Thursday, October 25, 2012

Perspective

Honestly, it took me about an hour to admit the value of this episode.

Last week we took our car to the shop for the 150,000 mile check. The brakes were good, the serpentine belt was fine, the shocks were good. Everything checked out fine. Well, almost everything. I had a screw embedded in my right rear tire. The mechanic where we took the car didn’t do tires, so we headed to Les Schwab for their Free Flat Repair. (Note: This situation has been resolved, but it’s still a good object lesson story).

They pulled the tire. The mechanic came to me: “I can’t fix your flat. There’s not enough tread left and the patch won’t hold.” I knew the tires were close to needing replaced. “What I can do is sell you a used tire. It’ll get you along for a few days.” $40. I told him to go ahead. He came back a few minutes later. “I can’t sell you one tire. You have All-Wheel Drive. I have to sell you four matching tires. I only have one used one.” We went to look at prices. Now, when we bought the vehicle we didn’t realize that: 1) it has 17 inch tires, and 2) 17 inch tires are expensive. Four tires, mounted and balanced: $908.20.

As calmly and as pleasantly as I could, I told him to put on the donut spare.

As I drove away from Les Schwab, I was angry. Furious. Livid. I was supposed to meet the rest of the family at a small mall for coffee. I was not in the mood for that, but I had no choice. Sitting, drinking coffee, I was like a little black storm cloud. I was not at all pleasant to be around. We got up and went to look at a decorative fountain while Andrea did some window shopping. As I was standing, seething, drinking my coffee, a homeless woman walked up.

“Are you having a good day sir?” Making only limited eye contact I answered, “No, quite frankly, I’m not.” I had hoped that would deter her from sticking around… it didn’t. She proceeded to chat with me, telling me some of her life. She was pleasant and articulate, but I was simply not in the mood. I didn’t even really pretend to listen. But then our eyes met. She smiled at me and put her hand on my shoulder. She said, “But you love God, don’t you. And you know that God loves you, and that God is going to take care of whatever you need.”

Seriously, God? I thought. Really? You decided to send a homeless woman who has almost nothing but her faith to remind me of mine? For the past forty five minutes or so, I had been telling myself (unconvincingly) it could be worse. I was hard pressed to define how, but I suppose I was trying. Then, I was offered perspective from a woman who has far less than I do.

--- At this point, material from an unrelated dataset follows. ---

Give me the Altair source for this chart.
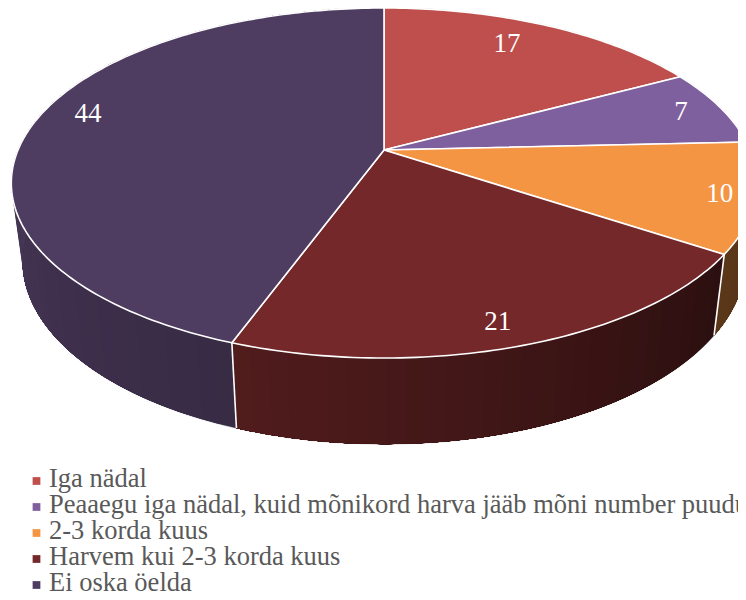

Throughout the journey of the past year, God has repeatedly found ways to provide for us when we needed it most, and it’s usually come from unexpected and unlikely sources. But I suppose that’s where God does the best work; in those times and those areas where it’s obvious that we have nothing to do with it. Those times and those areas where we can’t claim any credit.

I look at where we are and what we need to make it to Thailand. I look at where we are and what we need to make it through the next few days and weeks. And I have no idea how that’s going to happen. But for some inexplicable reason – no… it’s not inexplicable, it’s from experience – I know that we’re going to get what we need, when we need it. And like it always happens, we’re probably going to receive a new perspective from an unlikely source.